_What you are asked to do_. Where a line below holds the string "seaborn", copy that line.

_Data provided_.
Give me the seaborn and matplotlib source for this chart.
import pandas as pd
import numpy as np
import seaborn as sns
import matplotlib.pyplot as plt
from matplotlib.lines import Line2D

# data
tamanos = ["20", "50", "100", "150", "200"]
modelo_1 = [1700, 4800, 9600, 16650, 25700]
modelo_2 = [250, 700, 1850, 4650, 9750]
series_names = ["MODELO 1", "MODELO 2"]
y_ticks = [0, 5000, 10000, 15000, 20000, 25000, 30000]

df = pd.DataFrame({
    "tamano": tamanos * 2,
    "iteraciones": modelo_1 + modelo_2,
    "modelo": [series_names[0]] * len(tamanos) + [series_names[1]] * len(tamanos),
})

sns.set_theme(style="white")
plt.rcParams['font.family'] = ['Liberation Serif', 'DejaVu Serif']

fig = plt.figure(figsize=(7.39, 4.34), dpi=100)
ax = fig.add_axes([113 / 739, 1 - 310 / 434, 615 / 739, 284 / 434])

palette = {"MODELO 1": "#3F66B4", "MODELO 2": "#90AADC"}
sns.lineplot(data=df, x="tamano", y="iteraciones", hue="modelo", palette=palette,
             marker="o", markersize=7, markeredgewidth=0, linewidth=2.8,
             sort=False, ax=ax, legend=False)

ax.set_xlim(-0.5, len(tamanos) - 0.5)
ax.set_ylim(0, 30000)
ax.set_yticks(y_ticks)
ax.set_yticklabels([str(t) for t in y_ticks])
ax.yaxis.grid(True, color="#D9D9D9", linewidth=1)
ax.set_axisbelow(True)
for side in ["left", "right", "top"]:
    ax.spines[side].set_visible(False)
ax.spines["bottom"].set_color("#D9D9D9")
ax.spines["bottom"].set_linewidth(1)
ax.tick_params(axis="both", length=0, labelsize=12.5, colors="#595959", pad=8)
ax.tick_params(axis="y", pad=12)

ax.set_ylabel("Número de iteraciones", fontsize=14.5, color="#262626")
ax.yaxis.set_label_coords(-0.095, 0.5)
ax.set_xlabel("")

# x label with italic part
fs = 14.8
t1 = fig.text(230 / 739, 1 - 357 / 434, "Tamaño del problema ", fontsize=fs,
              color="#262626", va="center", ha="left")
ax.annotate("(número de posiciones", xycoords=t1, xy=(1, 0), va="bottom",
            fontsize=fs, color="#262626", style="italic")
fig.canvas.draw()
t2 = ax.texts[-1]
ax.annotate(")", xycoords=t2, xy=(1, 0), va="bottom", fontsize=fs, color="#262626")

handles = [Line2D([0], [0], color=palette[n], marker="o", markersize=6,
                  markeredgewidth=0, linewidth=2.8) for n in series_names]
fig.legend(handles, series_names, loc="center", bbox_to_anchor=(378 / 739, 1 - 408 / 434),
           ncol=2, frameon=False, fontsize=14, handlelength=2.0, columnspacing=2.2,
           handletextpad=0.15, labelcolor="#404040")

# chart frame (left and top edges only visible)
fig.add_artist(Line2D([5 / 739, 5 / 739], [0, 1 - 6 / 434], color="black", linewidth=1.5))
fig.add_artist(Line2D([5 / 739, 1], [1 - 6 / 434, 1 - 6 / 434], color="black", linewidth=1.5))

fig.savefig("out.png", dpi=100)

_Written response_.
Give me the seaborn and matplotlib source for this chart.
import seaborn as sns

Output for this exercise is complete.